→ **EXERCISE MATERIALS**
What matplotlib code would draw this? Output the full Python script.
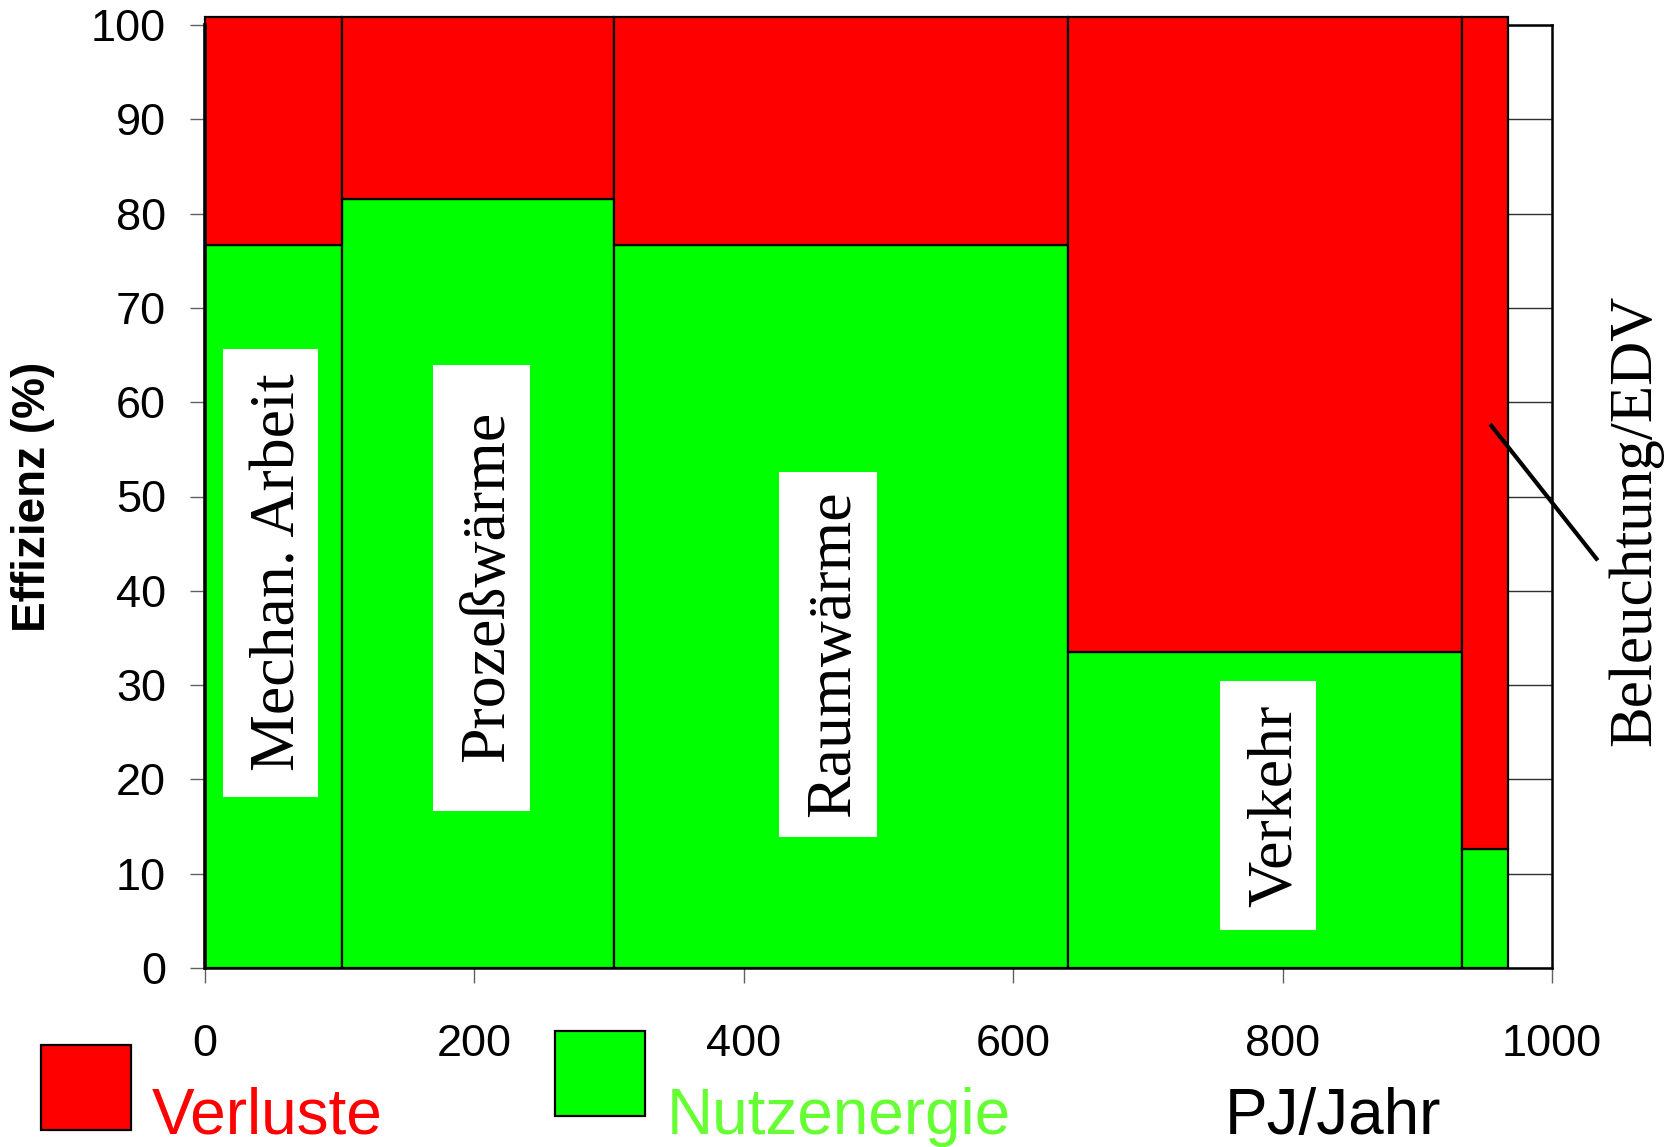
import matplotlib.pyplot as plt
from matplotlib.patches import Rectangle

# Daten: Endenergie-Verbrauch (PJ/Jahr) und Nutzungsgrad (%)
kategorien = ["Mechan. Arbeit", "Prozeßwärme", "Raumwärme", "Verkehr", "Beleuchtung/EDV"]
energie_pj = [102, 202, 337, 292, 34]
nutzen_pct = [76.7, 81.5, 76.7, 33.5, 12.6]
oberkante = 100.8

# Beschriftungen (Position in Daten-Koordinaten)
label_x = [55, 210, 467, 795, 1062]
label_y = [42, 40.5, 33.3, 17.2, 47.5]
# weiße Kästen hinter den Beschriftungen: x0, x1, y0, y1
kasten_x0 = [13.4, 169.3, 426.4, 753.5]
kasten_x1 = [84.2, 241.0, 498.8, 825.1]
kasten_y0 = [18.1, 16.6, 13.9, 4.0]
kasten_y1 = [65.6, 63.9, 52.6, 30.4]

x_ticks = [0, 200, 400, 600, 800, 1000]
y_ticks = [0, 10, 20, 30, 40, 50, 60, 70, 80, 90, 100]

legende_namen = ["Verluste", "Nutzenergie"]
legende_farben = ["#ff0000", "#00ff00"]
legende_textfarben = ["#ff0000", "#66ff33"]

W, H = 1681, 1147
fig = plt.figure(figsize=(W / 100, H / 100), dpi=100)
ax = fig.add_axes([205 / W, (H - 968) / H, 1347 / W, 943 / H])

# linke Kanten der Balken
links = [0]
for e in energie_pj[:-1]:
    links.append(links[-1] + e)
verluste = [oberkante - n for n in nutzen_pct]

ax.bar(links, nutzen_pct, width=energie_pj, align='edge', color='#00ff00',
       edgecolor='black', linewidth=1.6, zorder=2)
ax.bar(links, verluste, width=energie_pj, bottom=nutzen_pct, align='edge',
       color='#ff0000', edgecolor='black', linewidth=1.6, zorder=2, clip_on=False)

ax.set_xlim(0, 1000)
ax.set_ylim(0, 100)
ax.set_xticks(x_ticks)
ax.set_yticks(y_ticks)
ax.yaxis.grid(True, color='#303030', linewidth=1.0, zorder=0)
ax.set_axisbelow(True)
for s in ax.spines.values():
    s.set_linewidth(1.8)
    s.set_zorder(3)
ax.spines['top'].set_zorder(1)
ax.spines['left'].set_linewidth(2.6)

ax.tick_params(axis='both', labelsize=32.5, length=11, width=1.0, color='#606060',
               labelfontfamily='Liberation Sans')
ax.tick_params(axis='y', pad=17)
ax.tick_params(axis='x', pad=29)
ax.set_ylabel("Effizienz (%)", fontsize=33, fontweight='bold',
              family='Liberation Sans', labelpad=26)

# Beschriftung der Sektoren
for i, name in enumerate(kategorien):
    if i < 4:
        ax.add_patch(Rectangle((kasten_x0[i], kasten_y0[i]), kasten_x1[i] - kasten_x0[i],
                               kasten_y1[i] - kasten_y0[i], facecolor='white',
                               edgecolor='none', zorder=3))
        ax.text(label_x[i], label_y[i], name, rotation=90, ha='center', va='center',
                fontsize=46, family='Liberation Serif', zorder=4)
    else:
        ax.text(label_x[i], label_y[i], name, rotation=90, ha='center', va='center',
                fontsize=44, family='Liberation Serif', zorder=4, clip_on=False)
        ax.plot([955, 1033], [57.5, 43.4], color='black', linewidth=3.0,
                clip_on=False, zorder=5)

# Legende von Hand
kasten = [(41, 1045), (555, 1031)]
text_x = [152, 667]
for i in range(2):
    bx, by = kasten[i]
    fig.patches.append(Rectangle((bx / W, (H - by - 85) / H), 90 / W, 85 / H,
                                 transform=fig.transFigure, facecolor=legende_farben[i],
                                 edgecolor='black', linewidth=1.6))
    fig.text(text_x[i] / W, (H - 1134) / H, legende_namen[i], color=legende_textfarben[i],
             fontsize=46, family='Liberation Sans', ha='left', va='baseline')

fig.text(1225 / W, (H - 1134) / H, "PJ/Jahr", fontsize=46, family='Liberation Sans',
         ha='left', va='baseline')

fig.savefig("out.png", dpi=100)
==
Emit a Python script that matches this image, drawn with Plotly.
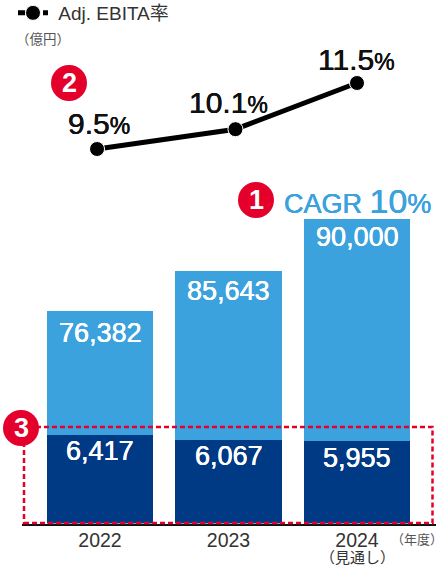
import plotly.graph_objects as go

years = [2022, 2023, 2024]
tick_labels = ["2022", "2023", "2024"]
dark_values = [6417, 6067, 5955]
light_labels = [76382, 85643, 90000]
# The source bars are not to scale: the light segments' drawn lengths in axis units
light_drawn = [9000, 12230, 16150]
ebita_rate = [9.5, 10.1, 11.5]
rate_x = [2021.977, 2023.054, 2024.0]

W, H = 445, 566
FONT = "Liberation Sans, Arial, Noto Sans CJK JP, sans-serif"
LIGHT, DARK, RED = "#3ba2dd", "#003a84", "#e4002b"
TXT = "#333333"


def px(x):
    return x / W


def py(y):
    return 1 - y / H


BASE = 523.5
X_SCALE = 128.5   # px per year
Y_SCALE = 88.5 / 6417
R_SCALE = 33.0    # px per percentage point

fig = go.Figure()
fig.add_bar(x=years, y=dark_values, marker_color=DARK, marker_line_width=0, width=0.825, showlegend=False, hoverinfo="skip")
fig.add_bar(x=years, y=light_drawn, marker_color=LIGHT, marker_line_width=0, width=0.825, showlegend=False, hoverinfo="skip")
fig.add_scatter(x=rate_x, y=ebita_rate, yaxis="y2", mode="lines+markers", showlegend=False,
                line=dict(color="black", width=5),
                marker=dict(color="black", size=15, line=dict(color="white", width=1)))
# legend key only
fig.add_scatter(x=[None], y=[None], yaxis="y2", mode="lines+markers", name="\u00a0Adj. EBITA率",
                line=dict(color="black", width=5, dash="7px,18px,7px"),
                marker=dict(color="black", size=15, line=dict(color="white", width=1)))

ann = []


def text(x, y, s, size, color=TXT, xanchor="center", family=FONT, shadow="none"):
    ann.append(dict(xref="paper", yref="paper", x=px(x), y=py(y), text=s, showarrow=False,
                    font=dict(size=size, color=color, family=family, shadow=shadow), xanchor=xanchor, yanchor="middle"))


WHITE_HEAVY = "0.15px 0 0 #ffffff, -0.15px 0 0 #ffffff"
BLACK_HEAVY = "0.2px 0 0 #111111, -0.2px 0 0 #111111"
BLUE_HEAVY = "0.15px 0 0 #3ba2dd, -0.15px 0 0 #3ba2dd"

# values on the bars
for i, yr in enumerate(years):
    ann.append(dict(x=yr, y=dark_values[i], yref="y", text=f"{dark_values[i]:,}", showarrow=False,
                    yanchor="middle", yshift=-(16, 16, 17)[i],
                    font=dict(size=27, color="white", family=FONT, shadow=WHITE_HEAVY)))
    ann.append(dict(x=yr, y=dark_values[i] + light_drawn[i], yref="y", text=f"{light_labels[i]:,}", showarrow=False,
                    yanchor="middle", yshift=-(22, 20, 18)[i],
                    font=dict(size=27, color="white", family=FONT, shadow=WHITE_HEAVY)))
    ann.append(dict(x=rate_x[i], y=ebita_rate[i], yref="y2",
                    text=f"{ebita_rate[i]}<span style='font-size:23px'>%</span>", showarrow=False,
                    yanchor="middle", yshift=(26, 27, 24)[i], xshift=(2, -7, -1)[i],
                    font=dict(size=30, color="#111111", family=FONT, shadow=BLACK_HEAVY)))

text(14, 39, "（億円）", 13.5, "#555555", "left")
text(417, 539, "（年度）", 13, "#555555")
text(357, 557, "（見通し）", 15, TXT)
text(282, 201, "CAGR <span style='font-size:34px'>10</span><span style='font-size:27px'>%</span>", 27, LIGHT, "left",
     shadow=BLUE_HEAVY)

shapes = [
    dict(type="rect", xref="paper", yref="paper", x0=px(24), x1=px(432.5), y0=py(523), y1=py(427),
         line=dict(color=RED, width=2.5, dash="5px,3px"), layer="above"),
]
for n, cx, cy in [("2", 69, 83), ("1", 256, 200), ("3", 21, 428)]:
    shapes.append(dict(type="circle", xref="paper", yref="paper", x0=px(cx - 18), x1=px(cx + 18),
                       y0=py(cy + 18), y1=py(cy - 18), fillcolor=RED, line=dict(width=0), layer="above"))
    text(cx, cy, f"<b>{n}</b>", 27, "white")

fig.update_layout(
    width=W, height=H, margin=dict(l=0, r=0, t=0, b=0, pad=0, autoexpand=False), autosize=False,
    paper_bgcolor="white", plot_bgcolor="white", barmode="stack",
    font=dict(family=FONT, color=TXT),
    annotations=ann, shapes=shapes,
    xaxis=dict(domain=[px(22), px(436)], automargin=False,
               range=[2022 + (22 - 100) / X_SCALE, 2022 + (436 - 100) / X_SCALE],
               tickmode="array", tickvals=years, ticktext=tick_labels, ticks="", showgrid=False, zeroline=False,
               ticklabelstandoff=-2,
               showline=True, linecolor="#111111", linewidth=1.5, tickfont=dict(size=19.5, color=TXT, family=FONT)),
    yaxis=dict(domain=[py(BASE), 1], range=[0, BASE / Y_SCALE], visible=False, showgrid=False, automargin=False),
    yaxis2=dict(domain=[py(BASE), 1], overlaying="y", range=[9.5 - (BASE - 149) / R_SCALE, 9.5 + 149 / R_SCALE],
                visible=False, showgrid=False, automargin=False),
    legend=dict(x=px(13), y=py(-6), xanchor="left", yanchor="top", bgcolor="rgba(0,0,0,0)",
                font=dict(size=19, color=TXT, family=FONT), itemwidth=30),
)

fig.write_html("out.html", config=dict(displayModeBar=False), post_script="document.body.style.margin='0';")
==
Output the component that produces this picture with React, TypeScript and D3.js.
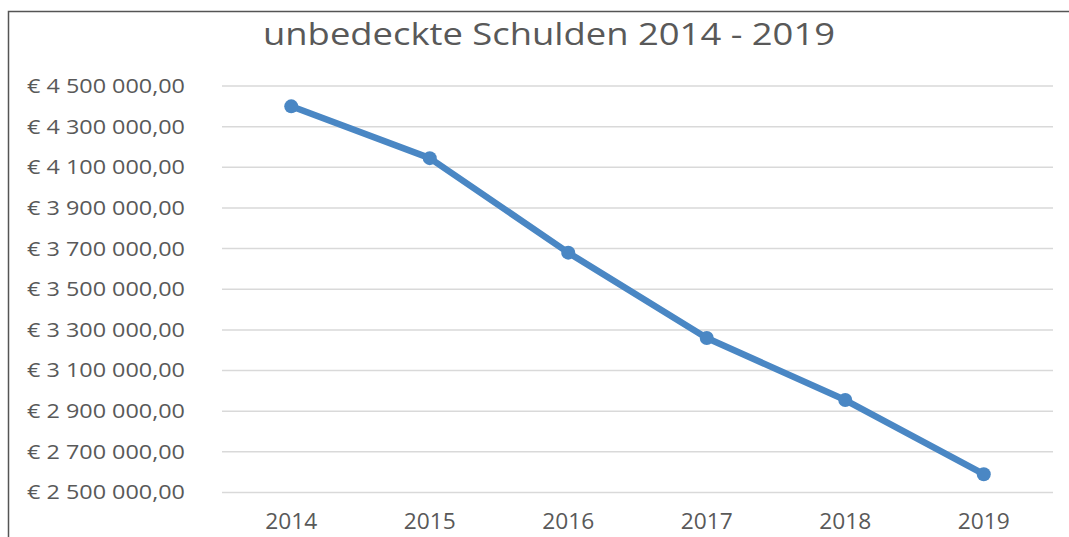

→ **STATED TASK**
Your first line is the one with "Emit a Python", and your last is the one with "R_SCALE = 33.0". Copy those and every line between them exactly, without any pictures.

→ **RESULT OF THIS TASK**
Emit a Python script that matches this image, drawn with Plotly.
import plotly.graph_objects as go

years = [2022, 2023, 2024]
tick_labels = ["2022", "2023", "2024"]
dark_values = [6417, 6067, 5955]
light_labels = [76382, 85643, 90000]
# The source bars are not to scale: the light segments' drawn lengths in axis units
light_drawn = [9000, 12230, 16150]
ebita_rate = [9.5, 10.1, 11.5]
rate_x = [2021.977, 2023.054, 2024.0]

W, H = 445, 566
FONT = "Liberation Sans, Arial, Noto Sans CJK JP, sans-serif"
LIGHT, DARK, RED = "#3ba2dd", "#003a84", "#e4002b"
TXT = "#333333"


def px(x):
    return x / W


def py(y):
    return 1 - y / H


BASE = 523.5
X_SCALE = 128.5   # px per year
Y_SCALE = 88.5 / 6417
R_SCALE = 33.0    # px per percentage point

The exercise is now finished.